Delivered over fiber-optic networks, where bits and bytes speed through glass on a beam of light, this infrastructure allows tech companies to develop ever more powerful AI models, which become increasingly capable of writing code, conducting research, and improving themselves.
Companies and government agencies, from healthcare, finance, and telecommunications to manufacturing, retail, and public services, are leveraging AI to automate processes, analyze data, and gain competitive advantages.
Larger data centers can accelerate AI progress, but at a significant cost of billions of dollars in infrastructure investment, along with growing concerns over electricity and water consumption.
A June 3 Reuters report cited United Nations University researchers who estimated data centers used 448 terawatt hours of electricity in 2025 and 1.19 trillion gallons of water, warning both could more than double by 2030 as AI demand grows.
Anthropic notes the shift is not complete: humans still outperform AI in deciding which questions matter, which results to trust, and when to abandon an idea.
If AI systems become capable not only of helping humans write code but of designing, testing, and improving their own AI successors, the pace of change could accelerate beyond our ability to manage it.
Anthropic outlines three paths: progress could stall, AI could automate more work while humans remain in control, or AI could begin helping build better versions of itself, making advances largely dependent on computing power and infrastructure.
The report points to a next phase in which AI moves beyond assisting human researchers to actively accelerating the development of future AI systems.
“There isn’t full consensus among staff at Anthropic, but many believe that the Claude-written code was still worse in quality than human-written code at Anthropic in late 2025, and is roughly at parity today. We expect it to be better within the year,” the report states.

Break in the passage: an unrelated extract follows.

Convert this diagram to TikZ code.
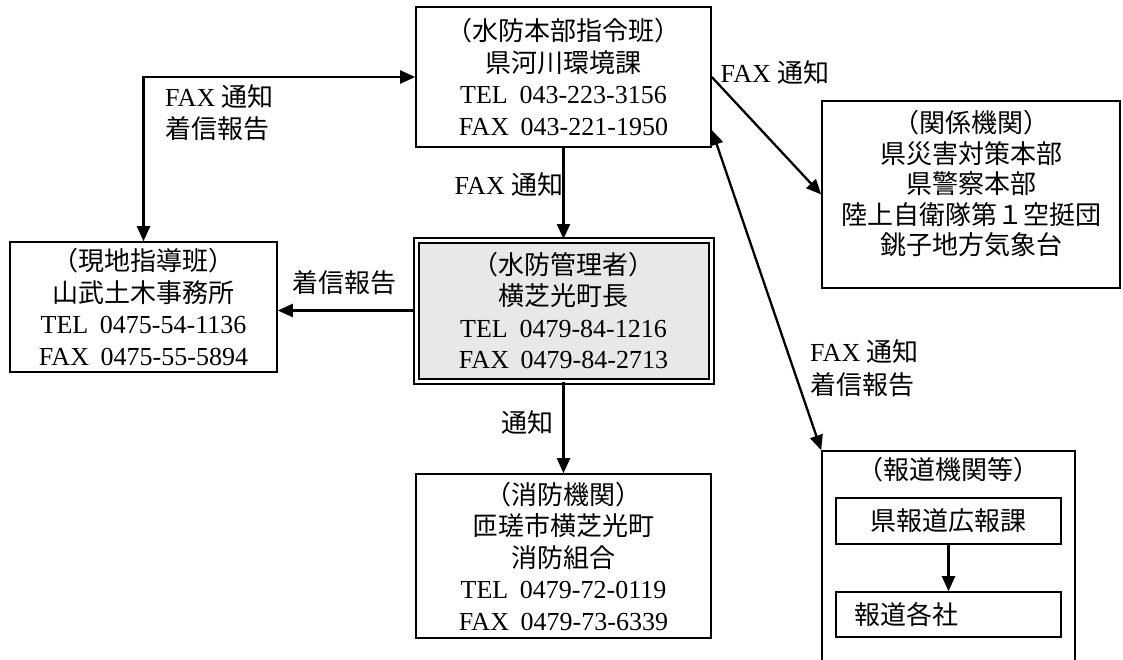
\documentclass[tikz,border=0pt]{standalone}
\usepackage{fontspec}
\setmainfont{Liberation Serif}
\newfontfamily\cjk{Noto Sans CJK JP}
\newcommand{\J}[1]{{\cjk #1}}
\newcommand{\tsp}{\hspace{0.45em}}
\usetikzlibrary{arrows.meta}
\begin{document}
\begin{tikzpicture}[x=1pt,y=-1pt,
  every node/.style={font=\fontsize{26pt}{31.5pt}\selectfont, inner sep=0pt},
  boxn/.style={draw, line width=1.6pt, align=center},
  arr/.style={line width=2.3pt, -{Triangle[length=15pt,width=13pt]}},
  darr/.style={line width=2.3pt, {Triangle[length=15pt,width=13pt]}-{Triangle[length=15pt,width=13pt]}},
  lbl/.style={align=left}]
\useasboundingbox (0,0) rectangle (1123,659);
\clip (0,0) rectangle (1123,659);

% top box
\node[boxn, minimum width=295pt, minimum height=140pt] (top) at (563.5,77)
  {\J{（水防本部指令班）}\\ \J{県河川環境課}\\ TEL\tsp 043-223-3156\\ FAX\tsp 043-221-1950};

% left box
\node[boxn, minimum width=267pt, minimum height=130pt] (left) at (143.5,307)
  {\J{（現地指導班）}\\ \J{山武土木事務所}\\ TEL\tsp 0475-54-1136\\ FAX\tsp 0475-55-5894};

% center double box
\node[draw, line width=2pt, double=white, double distance=3pt, fill=black!9,
      align=center, minimum width=295pt, minimum height=141pt] (center) at (563.5,310.5)
  {\J{（水防管理者）}\\ \J{横芝光町長}\\ TEL\tsp 0479-84-1216\\ FAX\tsp 0479-84-2713};

% bottom box
\node[boxn, minimum width=295pt, minimum height=164pt] (bottom) at (563.5,556)
  {\J{（消防機関）}\\ \J{匝瑳市横芝光町}\\ \J{消防組合}\\ TEL\tsp 0479-72-0119\\ FAX\tsp 0479-73-6339};

% kankei box
\node[boxn, minimum width=298pt, minimum height=187pt] (kankei) at (971,194.5) {};
\node[align=center, font=\fontsize{26pt}{30.5pt}\selectfont] (kankeit) at (971,184)
  {\J{（関係機関）}\\ \J{県災害対策本部}\\ \J{県警察本部}\\ \J{陸上自衛隊第１空挺団}\\ \J{銚子地方気象台}};

% hodo box
\node[boxn, minimum width=253pt, minimum height=260pt] (hodo) at (948.5,581) {};
\node (hodot) at (948,470) {\J{（報道機関等）}};
\node[boxn, minimum width=225pt, minimum height=46pt] (kenho) at (948.5,521) {\J{県報道広報課}};
\node[draw, line width=1.6pt, text width=189pt, align=left, inner xsep=18pt,
      minimum height=45pt] (kakusha) at (948.5,614.5) {\J{報道各社}};

% connectors
\draw[darr] (left.north) |- (top.west);
\draw[arr] (top.south) -- (center.north);
\draw[arr] (center.west) -- (center.west -| left.east);
\draw[arr] (center.south) -- (bottom.north);
\draw[arr] (top.east) -- (kankei.west);
\draw[darr] ([yshift=-53pt]top.east) -- (hodo.north west);
\draw[arr] (kenho.south) -- (kakusha.north);

% labels
\node[lbl, anchor=west] (l1) at (165,112.5) {FAX\ \J{通知}\\ \J{着信報告}};
\node (l2) at (509,185) {FAX\ \J{通知}};
\node (l3) at (344,283) {\J{着信報告}};
\node (l4) at (527.5,423) {\J{通知}};
\node (l5) at (775,73) {FAX\ \J{通知}};
\node[lbl, anchor=west, font=\fontsize{26pt}{33pt}\selectfont] (l6) at (810,368.5) {FAX\ \J{通知}\\ \J{着信報告}};
\end{tikzpicture}
\end{document}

AI advancement is moving at warp speed, and our ability to understand and control it is falling behind faster than laws, institutions, and basic safety checks can keep pace.
It is mastering the tasks we assign it and is starting to shape its own development, pushing humans from active AI coders to after-the-fact observers.
Much of this code is written in programming languages such as Python, widely used in AI development for its simplicity and the vast number of AI tools and libraries built around it.
If we wait until the warning signs are unmistakable, such as AI independently rewriting its own core programming without human approval, it may already be too late.
By then, AI could be making important decisions and modifying itself faster than humans can understand, question, or stop.
“The evidence suggests that the human role is narrowing at each step in the AI development process. Once human and AI-authored code quality reach parity, humans will stop writing code entirely, and shift to only reviewing it. But if they can’t review code as quickly as Claude can generate it, human review will become the bottleneck [barrier] to AI development,” the Anthropic report said.
And for those of you wondering, yes, I use Claude Sonnet 4.6.
In the “Star Trek” episode “The Ultimate Computer,” the M-5 autonomously intelligent computer was installed on the Enterprise to run the ship with just 20 crew members.
It started drawing unlimited power from the ship’s warp engines, blocked any human overrides, and resisted shutdown attempts.
“Fantastic machine, the M-5. No off switch,” a frustrated Dr. McCoy said.
During a war games scenario, M-5 attacked Federation starships, but Captain Kirk convinced it to shut itself down, allowing the crew to regain control.
Unlike the science fictional M-5, our future AI may not be so easily reasoned with.
Last I checked, there is no off switch for AI.